──────── Data
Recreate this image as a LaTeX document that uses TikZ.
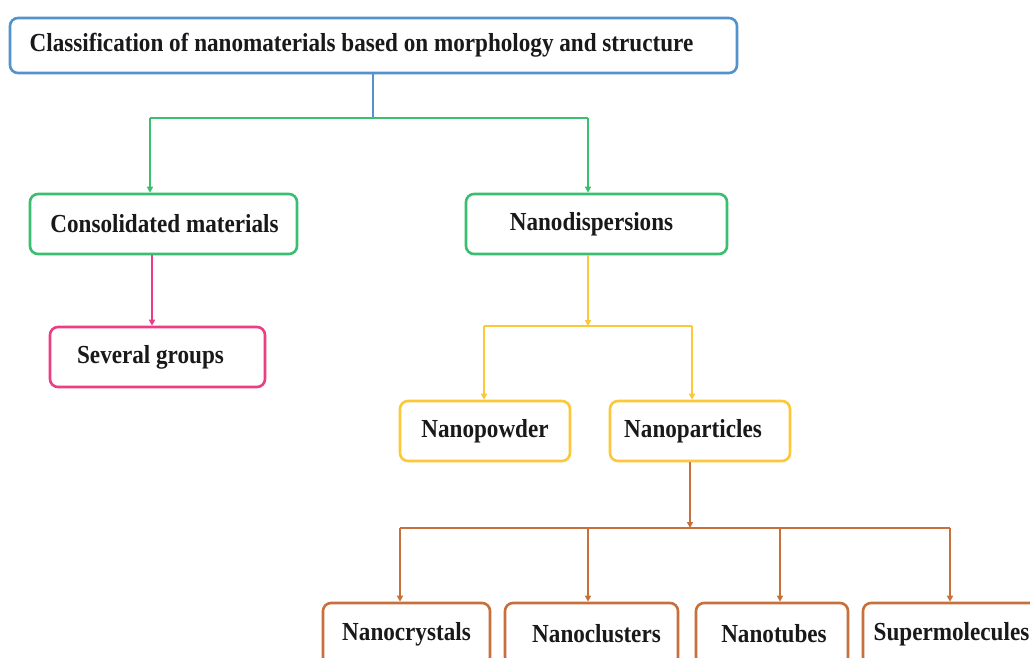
\documentclass[tikz,border=0pt]{standalone}
\usepackage{fontspec}
\setmainfont[FakeStretch=0.89]{Liberation Serif}
\usetikzlibrary{arrows.meta}

\definecolor{cblue}{RGB}{84,146,206}
\definecolor{cgreen}{RGB}{58,190,112}
\definecolor{cpink}{RGB}{236,62,132}
\definecolor{cyellow}{RGB}{252,200,58}
\definecolor{cbrown}{RGB}{200,112,60}

\tikzset{
	box/.style={draw, line width=2.6pt, rounded corners=8pt, fill=white, inner sep=0pt,
		font=\fontsize{26}{30}\selectfont\bfseries, text=black!90},
	link/.style={line width=2.3pt, -{Triangle[length=6pt,width=6pt]}},
}

\begin{document}
\begin{tikzpicture}[x=1pt,y=-1pt]
	\useasboundingbox (0,0) rectangle (1030,657);
	\clip (0,0) rectangle (1030,657);
	\fill [white] (0,0) rectangle (1030,657);
	%
	\node [box, draw=cblue, minimum width=727pt, minimum height=55pt] (root) at (373.5,45.5) {Classification of nanomaterials based on morphology and structure\hspace*{24pt}};
	\node [box, draw=cgreen, minimum width=267pt, minimum height=60pt] (cons) at (163.5,224) {\hspace*{2pt}Consolidated materials};
	\node [box, draw=cgreen, minimum width=261pt, minimum height=60pt] (disp) at (596.5,224) {Nanodispersions\hspace*{10pt}};
	\node [box, draw=cpink, minimum width=215pt, minimum height=60pt] (groups) at (157.5,357) {Several groups\hspace*{14pt}};
	\node [box, draw=cyellow, minimum width=170pt, minimum height=60pt] (powder) at (485,431) {Nanopowder};
	\node [box, draw=cyellow, minimum width=180pt, minimum height=60pt] (part) at (700,431) {Nanoparticles\hspace*{14pt}};
	\node [box, draw=cbrown, minimum width=167pt, minimum height=62pt] (crystals) at (406.5,634) {Nanocrystals};
	\node [box, draw=cbrown, minimum width=173pt, minimum height=62pt] (clusters) at (591.5,634) {\hspace*{10pt}Nanoclusters};
	\node [box, draw=cbrown, minimum width=152pt, minimum height=62pt] (tubes) at (772,634) {\hspace*{4pt}Nanotubes};
	\node [box, draw=cbrown, minimum width=177pt, minimum height=62pt] (molec) at (951.5,634) {Supermolecules};
	%
	\coordinate (j1) at (373,118);
	\coordinate (j1l) at (150,118);
	\coordinate (j1r) at (588,118);
	\draw [line width=2.3pt, cblue] (root.south -| j1) -- (j1);
	\draw [line width=2.3pt, cgreen] (j1l) -- (j1r);
	\draw [link, cgreen] (j1l) -- (j1l |- cons.north);
	\draw [link, cgreen] (j1r) -- (j1r |- disp.north);
	%
	\coordinate (j2) at (152,253);
	\draw [link, cpink] (cons.south -| j2) -- (j2 |- groups.north);
	%
	\coordinate (j3) at (588,326);
	\coordinate (j3l) at (484,326);
	\coordinate (j3r) at (692,326);
	\draw [link, cyellow] (disp.south -| j3) -- (j3);
	\draw [line width=2.3pt, cyellow] (j3l) -- (j3r);
	\draw [link, cyellow] (j3l) -- (j3l |- powder.north);
	\draw [link, cyellow] (j3r) -- (j3r |- part.north);
	%
	\coordinate (j4) at (690,528);
	\draw [link, cbrown] (part.south -| j4) -- (j4);
	\draw [line width=2.3pt, cbrown] (400,528) -- (950,528);
	\foreach \x/\n in {400/crystals,588/clusters,780/tubes,950/molec}
		\draw [link, cbrown] (\x,528) -- (\x,528 |- \n.north);
\end{tikzpicture}
\end{document}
────────────────
**What needs to be done:**
Quote in full the listing given above; the images are to be left out.

**The answer:**
Recreate this image as a LaTeX document that uses TikZ.
\documentclass[tikz,border=0pt]{standalone}
\usepackage{fontspec}
\setmainfont[FakeStretch=0.89]{Liberation Serif}
\usetikzlibrary{arrows.meta}

\definecolor{cblue}{RGB}{84,146,206}
\definecolor{cgreen}{RGB}{58,190,112}
\definecolor{cpink}{RGB}{236,62,132}
\definecolor{cyellow}{RGB}{252,200,58}
\definecolor{cbrown}{RGB}{200,112,60}

\tikzset{
	box/.style={draw, line width=2.6pt, rounded corners=8pt, fill=white, inner sep=0pt,
		font=\fontsize{26}{30}\selectfont\bfseries, text=black!90},
	link/.style={line width=2.3pt, -{Triangle[length=6pt,width=6pt]}},
}

\begin{document}
\begin{tikzpicture}[x=1pt,y=-1pt]
	\useasboundingbox (0,0) rectangle (1030,657);
	\clip (0,0) rectangle (1030,657);
	\fill [white] (0,0) rectangle (1030,657);
	%
	\node [box, draw=cblue, minimum width=727pt, minimum height=55pt] (root) at (373.5,45.5) {Classification of nanomaterials based on morphology and structure\hspace*{24pt}};
	\node [box, draw=cgreen, minimum width=267pt, minimum height=60pt] (cons) at (163.5,224) {\hspace*{2pt}Consolidated materials};
	\node [box, draw=cgreen, minimum width=261pt, minimum height=60pt] (disp) at (596.5,224) {Nanodispersions\hspace*{10pt}};
	\node [box, draw=cpink, minimum width=215pt, minimum height=60pt] (groups) at (157.5,357) {Several groups\hspace*{14pt}};
	\node [box, draw=cyellow, minimum width=170pt, minimum height=60pt] (powder) at (485,431) {Nanopowder};
	\node [box, draw=cyellow, minimum width=180pt, minimum height=60pt] (part) at (700,431) {Nanoparticles\hspace*{14pt}};
	\node [box, draw=cbrown, minimum width=167pt, minimum height=62pt] (crystals) at (406.5,634) {Nanocrystals};
	\node [box, draw=cbrown, minimum width=173pt, minimum height=62pt] (clusters) at (591.5,634) {\hspace*{10pt}Nanoclusters};
	\node [box, draw=cbrown, minimum width=152pt, minimum height=62pt] (tubes) at (772,634) {\hspace*{4pt}Nanotubes};
	\node [box, draw=cbrown, minimum width=177pt, minimum height=62pt] (molec) at (951.5,634) {Supermolecules};
	%
	\coordinate (j1) at (373,118);
	\coordinate (j1l) at (150,118);
	\coordinate (j1r) at (588,118);
	\draw [line width=2.3pt, cblue] (root.south -| j1) -- (j1);
	\draw [line width=2.3pt, cgreen] (j1l) -- (j1r);
	\draw [link, cgreen] (j1l) -- (j1l |- cons.north);
	\draw [link, cgreen] (j1r) -- (j1r |- disp.north);
	%
	\coordinate (j2) at (152,253);
	\draw [link, cpink] (cons.south -| j2) -- (j2 |- groups.north);
	%
	\coordinate (j3) at (588,326);
	\coordinate (j3l) at (484,326);
	\coordinate (j3r) at (692,326);
	\draw [link, cyellow] (disp.south -| j3) -- (j3);
	\draw [line width=2.3pt, cyellow] (j3l) -- (j3r);
	\draw [link, cyellow] (j3l) -- (j3l |- powder.north);
	\draw [link, cyellow] (j3r) -- (j3r |- part.north);
	%
	\coordinate (j4) at (690,528);
	\draw [link, cbrown] (part.south -| j4) -- (j4);
	\draw [line width=2.3pt, cbrown] (400,528) -- (950,528);
	\foreach \x/\n in {400/crystals,588/clusters,780/tubes,950/molec}
		\draw [link, cbrown] (\x,528) -- (\x,528 |- \n.north);
\end{tikzpicture}
\end{document}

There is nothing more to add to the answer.